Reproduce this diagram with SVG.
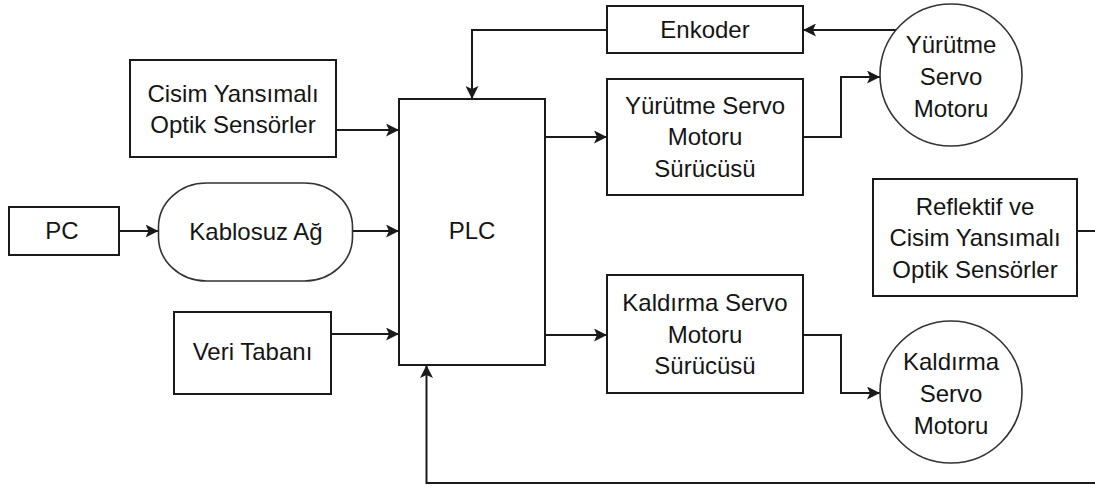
<svg xmlns="http://www.w3.org/2000/svg" width="1095" height="486" viewBox="0 0 1095 486">
<style>
.box{fill:#fff;stroke:#1a1a1a;stroke-width:2}
.circ{fill:#fff;stroke:#333;stroke-width:1.6}
.ln{fill:none;stroke:#1a1a1a;stroke-width:2}
text{font-family:"Liberation Sans",Arial,sans-serif;font-size:24px;fill:#151515;text-anchor:middle}
</style>
<defs>
<marker id="ah" markerUnits="userSpaceOnUse" markerWidth="14" markerHeight="13" refX="13" refY="6.5" orient="auto">
<path d="M0,0 L13,6.5 L0,13 L3,6.5 z" fill="#1a1a1a"/>
</marker>
</defs>
<rect width="1095" height="486" fill="#fff"/>
<g id="connectors">
<path class="ln" d="M336,130 H399" marker-end="url(#ah)"/>
<path class="ln" d="M119,231 H158.5" marker-end="url(#ah)"/>
<path class="ln" d="M352.5,231 H399" marker-end="url(#ah)"/>
<path class="ln" d="M331,334 H399" marker-end="url(#ah)"/>
<path class="ln" d="M545,137 H607" marker-end="url(#ah)"/>
<path class="ln" d="M545,335 H607" marker-end="url(#ah)"/>
<path class="ln" d="M803,137 H841 V77 H880" marker-end="url(#ah)"/>
<path class="ln" d="M803,335 H841 V393 H880" marker-end="url(#ah)"/>
<path class="ln" d="M896,30 H803" marker-end="url(#ah)"/>
<path class="ln" d="M607,30 H472 V99" marker-end="url(#ah)"/>
<path class="ln" d="M1077,231 H1095"/>
<path class="ln" d="M1095,483 H426.5 V365" marker-end="url(#ah)"/>
</g>
<g id="pc">
<rect class="box" x="9" y="207" width="110" height="48"/>
<text x="62" y="238.5">PC</text>
</g>
<g id="kablosuz">
<rect class="circ" x="158.5" y="183" width="194" height="98" rx="48" ry="44"/>
<text x="256" y="240">Kablosuz Ağ</text>
</g>
<g id="cisim">
<rect class="box" x="130" y="60" width="206" height="97"/>
<text x="233" y="101.5">Cisim Yansımalı</text>
<text x="233" y="133">Optik Sensörler</text>
</g>
<g id="veri">
<rect class="box" x="174" y="312" width="157" height="82"/>
<text x="252.5" y="360">Veri Tabanı</text>
</g>
<g id="plc">
<rect class="box" x="399" y="99" width="146" height="266"/>
<text x="472" y="239">PLC</text>
</g>
<g id="enkoder">
<rect class="box" x="607" y="6" width="196" height="47"/>
<text x="705" y="38">Enkoder</text>
</g>
<g id="yurutme-surucu">
<rect class="box" x="607" y="79" width="196" height="116"/>
<text x="705" y="113.5">Yürütme Servo</text>
<text x="705" y="145">Motoru</text>
<text x="705" y="176.5">Sürücüsü</text>
</g>
<g id="kaldirma-surucu">
<rect class="box" x="607" y="275" width="196" height="118"/>
<text x="705" y="311">Kaldırma Servo</text>
<text x="705" y="342.5">Motoru</text>
<text x="705" y="374">Sürücüsü</text>
</g>
<g id="yurutme-motor">
<circle class="circ" cx="951" cy="75" r="71"/>
<text x="951" y="53">Yürütme</text>
<text x="951" y="85">Servo</text>
<text x="951" y="116.5">Motoru</text>
</g>
<g id="kaldirma-motor">
<circle class="circ" cx="951" cy="392" r="71"/>
<text x="951" y="370">Kaldırma</text>
<text x="951" y="402">Servo</text>
<text x="951" y="433.5">Motoru</text>
</g>
<g id="reflektif">
<rect class="box" x="873" y="179" width="204" height="117"/>
<text x="975" y="214.5">Reflektif ve</text>
<text x="975" y="246">Cisim Yansımalı</text>
<text x="975" y="277.5">Optik Sensörler</text>
</g>
</svg>
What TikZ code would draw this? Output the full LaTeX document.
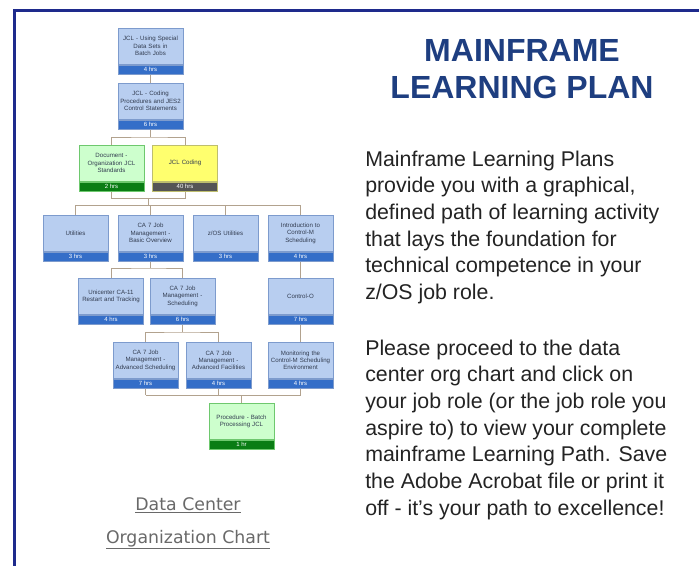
\documentclass[tikz,border=0pt]{standalone}
\usepackage{fontspec}
\setmainfont{Liberation Sans}
\newfontfamily\linkfont{DejaVu Sans}
\usetikzlibrary{backgrounds}
\definecolor{framenavy}{RGB}{30,42,140}
\definecolor{titleblue}{RGB}{30,62,128}
\definecolor{bodytext}{RGB}{35,35,35}
\definecolor{linkgray}{RGB}{105,105,105}
\definecolor{linktan}{RGB}{178,162,142}
\definecolor{boxtext}{RGB}{50,60,80}
\definecolor{blueline}{RGB}{125,155,205}
\definecolor{bluefill}{RGB}{184,206,240}
\definecolor{blueband}{RGB}{52,110,200}
\definecolor{greenline}{RGB}{110,200,110}
\definecolor{greenfill}{RGB}{205,255,205}
\definecolor{greenband}{RGB}{10,125,20}
\definecolor{yellowline}{RGB}{190,190,110}
\definecolor{yellowfill}{RGB}{255,255,110}
\definecolor{yellowband}{RGB}{85,85,85}
\tikzset{
  course/.style={anchor=north, rectangle, draw=#1line, fill=#1fill, minimum width=48.75pt,
    minimum height=27pt, inner sep=0.2pt, text width=48.3pt, align=center,
    font=\fontsize{4.6}{5.6}\selectfont, text=boxtext},
  course/.default=blue,
  hrs/.style={fill=#1band, draw=#1line, minimum width=48.75pt, minimum height=6.75pt,
    inner sep=0pt, text=white, font=\fontsize{4.5}{4.5}\selectfont},
  link/.style={draw=linktan, line width=0.75pt},
  blurb/.style={anchor=base west, align=left, inner sep=0pt, text=bodytext,
    font=\fontsize{16}{20}\selectfont}
}
\newcommand{\course}[5][blue]{\node[course=#1, label={[hrs=#1]below:#5}] (#2) at (#3) {#4};}
\begin{document}
\begin{tikzpicture}[x=0.75pt,y=-0.75pt]
\useasboundingbox (0,0) rectangle (699,565);
\draw[framenavy, line width=2.25pt] (14,566) -- (14,10) -- (700,10);

\course{jclsds}{150.5,28}{JCL - Using Special\\Data Sets in\\Batch Jobs}{4 hrs}
\course{jclproc}{150.5,83}{JCL - Coding\\Procedures and JES2\\Control Statements}{6 hrs}
\course[green]{orgstd}{111.5,145}{Document -\\Organization JCL\\Standards}{2 hrs}
\course[yellow]{jclcode}{185,145}{JCL Coding}{40 hrs}
\course{util}{75.5,215}{Utilities}{3 hrs}
\course{cabasic}{150.5,215}{CA 7 Job\\Management -\\Basic Overview}{3 hrs}
\course{zosutil}{225.5,215}{z/OS Utilities}{3 hrs}
\course{intro}{300.5,215}{Introduction to\\Control-M\\Scheduling}{4 hrs}
\course{caeleven}{111,278}{Unicenter CA-11\\Restart and Tracking}{4 hrs}
\course{casched}{182.5,278}{CA 7 Job\\Management -\\Scheduling}{6 hrs}
\course{controlo}{300.5,278}{Control-O}{7 hrs}
\course{caadvsch}{145.5,342}{CA 7 Job\\Management -\\Advanced Scheduling}{7 hrs}
\course{caadvfac}{218.5,342}{CA 7 Job\\Management -\\Advanced Facilities}{4 hrs}
\course{monitor}{300.5,342}{Monitoring the\\Control-M Scheduling\\Environment}{4 hrs}
\course[green]{batchproc}{241.5,403}{Procedure - Batch\\Processing JCL}{1 hr}

\begin{scope}[on background layer]
\draw[link] (jclsds) -- (jclproc);
\draw[link] (jclproc) -- (jclproc |- 0,137) coordinate (split1);
\draw[link] (orgstd) |- (split1) -| (jclcode);
\draw[link] (orgstd) -- (orgstd |- 0,198) -| (jclcode);
\coordinate (join2) at (148,198);
\draw[link] (join2) -- (join2 |- 0,205);
\draw[link] (util |- 0,205) -- (intro |- 0,205);
\foreach \n in {util,cabasic,zosutil,intro}
  \draw[link] (\n |- 0,205) -- (\n);
\draw[link] (cabasic) -- (cabasic |- 0,268) coordinate (split4);
\draw[link] (caeleven) |- (split4) -| (casched);
\draw[link] (intro) -- (controlo);
\draw[link] (controlo) -- (monitor);
\draw[link] (casched) -- (casched |- 0,332) coordinate (split5);
\draw[link] (caadvsch) |- (split5) -| (caadvfac);
\foreach \n in {caadvsch,caadvfac,monitor}
  \draw[link] (\n) -- (\n |- 0,395);
\draw[link] (caadvsch |- 0,395) -- (monitor |- 0,395);
\draw[link] (batchproc |- 0,395) -- (batchproc);
\end{scope}

\node[anchor=base, align=center, text=titleblue, font=\bfseries\fontsize{24}{27.75}\selectfont]
  (heading) at (522,98) {MAINFRAME\\LEARNING PLAN};
\node[blurb] (about) at (365,299.5) {Mainframe Learning Plans\\provide you with a graphical,\\defined path of learning activity\\that lays the foundation for\\technical competence in your\\z/OS job role.};
\node[blurb] (howto) at (365,515) {Please proceed to the data\\center org chart and click on\\your job role (or the job role you\\aspire to) to view your complete\\mainframe Learning Path. Save\\the Adobe Acrobat file or print it\\off - it's your path to excellence!};
\node[anchor=base, align=center, text=linkgray, font=\linkfont\fontsize{13}{24.75}\selectfont]
  (chartlink) at (188,543) {\underline{Data Center}\\\underline{Organization Chart}};
\end{tikzpicture}
\end{document}
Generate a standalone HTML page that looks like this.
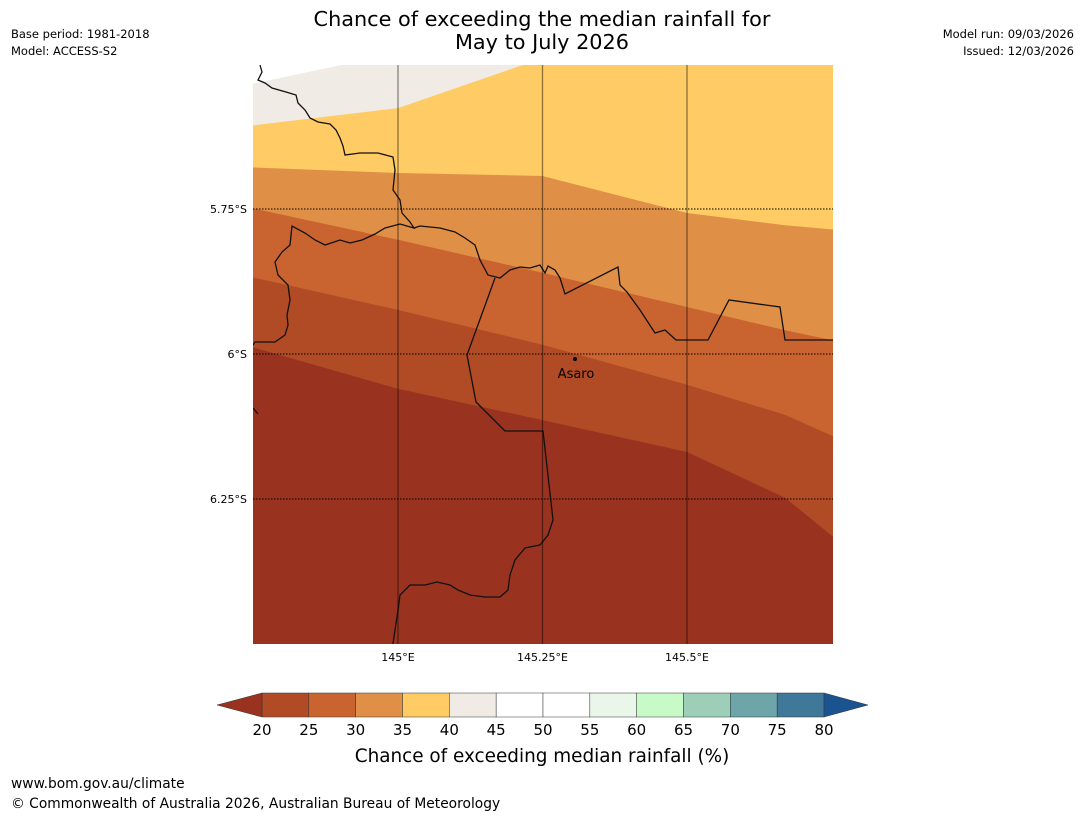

Exercise task:
Go through the data and gather every line that holds "with".

Solution below:
Reproduce this diagram with SVG.
\node[blurb] (about) at (365,299.5) {Mainframe Learning Plans\\provide you with a graphical,\\defined path of learning activity\\that lays the foundation for\\technical competence in your\\z/OS job role.};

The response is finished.